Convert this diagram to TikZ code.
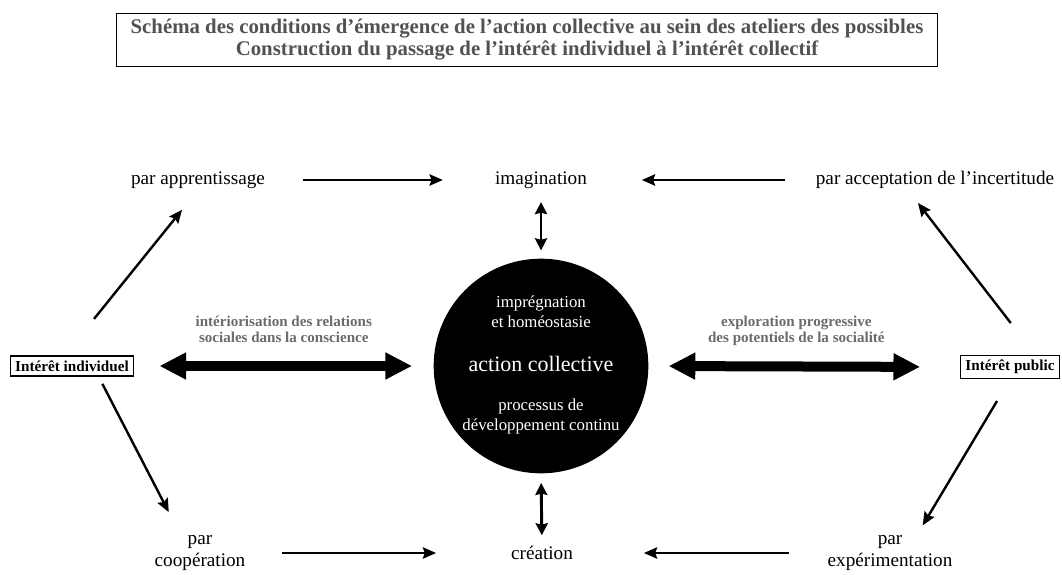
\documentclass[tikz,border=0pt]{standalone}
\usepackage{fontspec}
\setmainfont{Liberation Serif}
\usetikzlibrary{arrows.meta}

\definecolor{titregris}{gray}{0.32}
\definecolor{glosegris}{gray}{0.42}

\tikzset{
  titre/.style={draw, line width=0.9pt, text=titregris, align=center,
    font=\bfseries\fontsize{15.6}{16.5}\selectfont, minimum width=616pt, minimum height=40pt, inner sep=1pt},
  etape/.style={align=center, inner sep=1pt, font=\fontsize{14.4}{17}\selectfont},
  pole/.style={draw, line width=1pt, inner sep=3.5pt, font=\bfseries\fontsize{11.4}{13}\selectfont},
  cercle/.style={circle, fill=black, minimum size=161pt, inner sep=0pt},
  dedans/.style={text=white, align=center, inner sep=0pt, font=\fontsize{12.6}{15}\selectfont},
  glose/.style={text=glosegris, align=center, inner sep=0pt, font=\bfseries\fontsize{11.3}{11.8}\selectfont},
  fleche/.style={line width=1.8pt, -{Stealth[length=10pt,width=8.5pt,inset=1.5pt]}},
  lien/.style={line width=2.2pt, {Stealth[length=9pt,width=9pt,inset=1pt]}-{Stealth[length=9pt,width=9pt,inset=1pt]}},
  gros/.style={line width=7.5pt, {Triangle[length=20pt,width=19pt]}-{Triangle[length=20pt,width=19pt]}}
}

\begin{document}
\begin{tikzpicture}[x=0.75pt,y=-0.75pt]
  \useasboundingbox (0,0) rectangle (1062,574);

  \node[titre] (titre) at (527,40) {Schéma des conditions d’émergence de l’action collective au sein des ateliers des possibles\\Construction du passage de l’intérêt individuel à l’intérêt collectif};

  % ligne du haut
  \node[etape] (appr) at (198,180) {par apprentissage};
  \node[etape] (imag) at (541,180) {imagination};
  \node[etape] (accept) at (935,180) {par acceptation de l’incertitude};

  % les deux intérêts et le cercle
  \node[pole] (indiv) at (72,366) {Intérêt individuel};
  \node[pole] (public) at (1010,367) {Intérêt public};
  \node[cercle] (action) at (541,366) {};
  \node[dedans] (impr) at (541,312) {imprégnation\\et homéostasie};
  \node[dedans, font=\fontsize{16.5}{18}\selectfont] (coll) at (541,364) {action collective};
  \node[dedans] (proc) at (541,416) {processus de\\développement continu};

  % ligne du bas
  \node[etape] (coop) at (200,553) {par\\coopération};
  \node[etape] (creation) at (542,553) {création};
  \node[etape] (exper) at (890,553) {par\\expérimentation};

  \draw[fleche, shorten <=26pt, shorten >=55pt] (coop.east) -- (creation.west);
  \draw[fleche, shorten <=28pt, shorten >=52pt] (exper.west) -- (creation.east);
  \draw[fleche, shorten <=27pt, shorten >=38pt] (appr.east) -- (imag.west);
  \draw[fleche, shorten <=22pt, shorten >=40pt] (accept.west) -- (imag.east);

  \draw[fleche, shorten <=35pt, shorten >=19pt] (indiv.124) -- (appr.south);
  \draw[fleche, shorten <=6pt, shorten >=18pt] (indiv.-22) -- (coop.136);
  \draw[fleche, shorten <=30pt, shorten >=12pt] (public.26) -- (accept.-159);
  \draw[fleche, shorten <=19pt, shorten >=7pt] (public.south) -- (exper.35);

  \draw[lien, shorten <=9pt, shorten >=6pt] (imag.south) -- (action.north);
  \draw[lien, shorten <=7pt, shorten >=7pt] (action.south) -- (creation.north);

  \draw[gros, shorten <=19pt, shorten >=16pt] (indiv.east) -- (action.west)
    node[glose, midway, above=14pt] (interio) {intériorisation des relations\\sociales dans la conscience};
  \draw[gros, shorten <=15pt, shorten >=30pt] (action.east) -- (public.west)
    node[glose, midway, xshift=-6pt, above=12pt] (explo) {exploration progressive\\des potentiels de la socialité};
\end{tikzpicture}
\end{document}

■ ■ ■ ■

**Task statement:** Leave the pictures out and output the rest of the listing exactly.

**Solution for this problem:**
Convert this diagram to TikZ code.
\documentclass[tikz,border=0pt]{standalone}
\usepackage{fontspec}
\setmainfont{Liberation Serif}
\usetikzlibrary{arrows.meta}

\definecolor{titregris}{gray}{0.32}
\definecolor{glosegris}{gray}{0.42}

\tikzset{
  titre/.style={draw, line width=0.9pt, text=titregris, align=center,
    font=\bfseries\fontsize{15.6}{16.5}\selectfont, minimum width=616pt, minimum height=40pt, inner sep=1pt},
  etape/.style={align=center, inner sep=1pt, font=\fontsize{14.4}{17}\selectfont},
  pole/.style={draw, line width=1pt, inner sep=3.5pt, font=\bfseries\fontsize{11.4}{13}\selectfont},
  cercle/.style={circle, fill=black, minimum size=161pt, inner sep=0pt},
  dedans/.style={text=white, align=center, inner sep=0pt, font=\fontsize{12.6}{15}\selectfont},
  glose/.style={text=glosegris, align=center, inner sep=0pt, font=\bfseries\fontsize{11.3}{11.8}\selectfont},
  fleche/.style={line width=1.8pt, -{Stealth[length=10pt,width=8.5pt,inset=1.5pt]}},
  lien/.style={line width=2.2pt, {Stealth[length=9pt,width=9pt,inset=1pt]}-{Stealth[length=9pt,width=9pt,inset=1pt]}},
  gros/.style={line width=7.5pt, {Triangle[length=20pt,width=19pt]}-{Triangle[length=20pt,width=19pt]}}
}

\begin{document}
\begin{tikzpicture}[x=0.75pt,y=-0.75pt]
  \useasboundingbox (0,0) rectangle (1062,574);

  \node[titre] (titre) at (527,40) {Schéma des conditions d’émergence de l’action collective au sein des ateliers des possibles\\Construction du passage de l’intérêt individuel à l’intérêt collectif};

  % ligne du haut
  \node[etape] (appr) at (198,180) {par apprentissage};
  \node[etape] (imag) at (541,180) {imagination};
  \node[etape] (accept) at (935,180) {par acceptation de l’incertitude};

  % les deux intérêts et le cercle
  \node[pole] (indiv) at (72,366) {Intérêt individuel};
  \node[pole] (public) at (1010,367) {Intérêt public};
  \node[cercle] (action) at (541,366) {};
  \node[dedans] (impr) at (541,312) {imprégnation\\et homéostasie};
  \node[dedans, font=\fontsize{16.5}{18}\selectfont] (coll) at (541,364) {action collective};
  \node[dedans] (proc) at (541,416) {processus de\\développement continu};

  % ligne du bas
  \node[etape] (coop) at (200,553) {par\\coopération};
  \node[etape] (creation) at (542,553) {création};
  \node[etape] (exper) at (890,553) {par\\expérimentation};

  \draw[fleche, shorten <=26pt, shorten >=55pt] (coop.east) -- (creation.west);
  \draw[fleche, shorten <=28pt, shorten >=52pt] (exper.west) -- (creation.east);
  \draw[fleche, shorten <=27pt, shorten >=38pt] (appr.east) -- (imag.west);
  \draw[fleche, shorten <=22pt, shorten >=40pt] (accept.west) -- (imag.east);

  \draw[fleche, shorten <=35pt, shorten >=19pt] (indiv.124) -- (appr.south);
  \draw[fleche, shorten <=6pt, shorten >=18pt] (indiv.-22) -- (coop.136);
  \draw[fleche, shorten <=30pt, shorten >=12pt] (public.26) -- (accept.-159);
  \draw[fleche, shorten <=19pt, shorten >=7pt] (public.south) -- (exper.35);

  \draw[lien, shorten <=9pt, shorten >=6pt] (imag.south) -- (action.north);
  \draw[lien, shorten <=7pt, shorten >=7pt] (action.south) -- (creation.north);

  \draw[gros, shorten <=19pt, shorten >=16pt] (indiv.east) -- (action.west)
    node[glose, midway, above=14pt] (interio) {intériorisation des relations\\sociales dans la conscience};
  \draw[gros, shorten <=15pt, shorten >=30pt] (action.east) -- (public.west)
    node[glose, midway, xshift=-6pt, above=12pt] (explo) {exploration progressive\\des potentiels de la socialité};
\end{tikzpicture}
\end{document}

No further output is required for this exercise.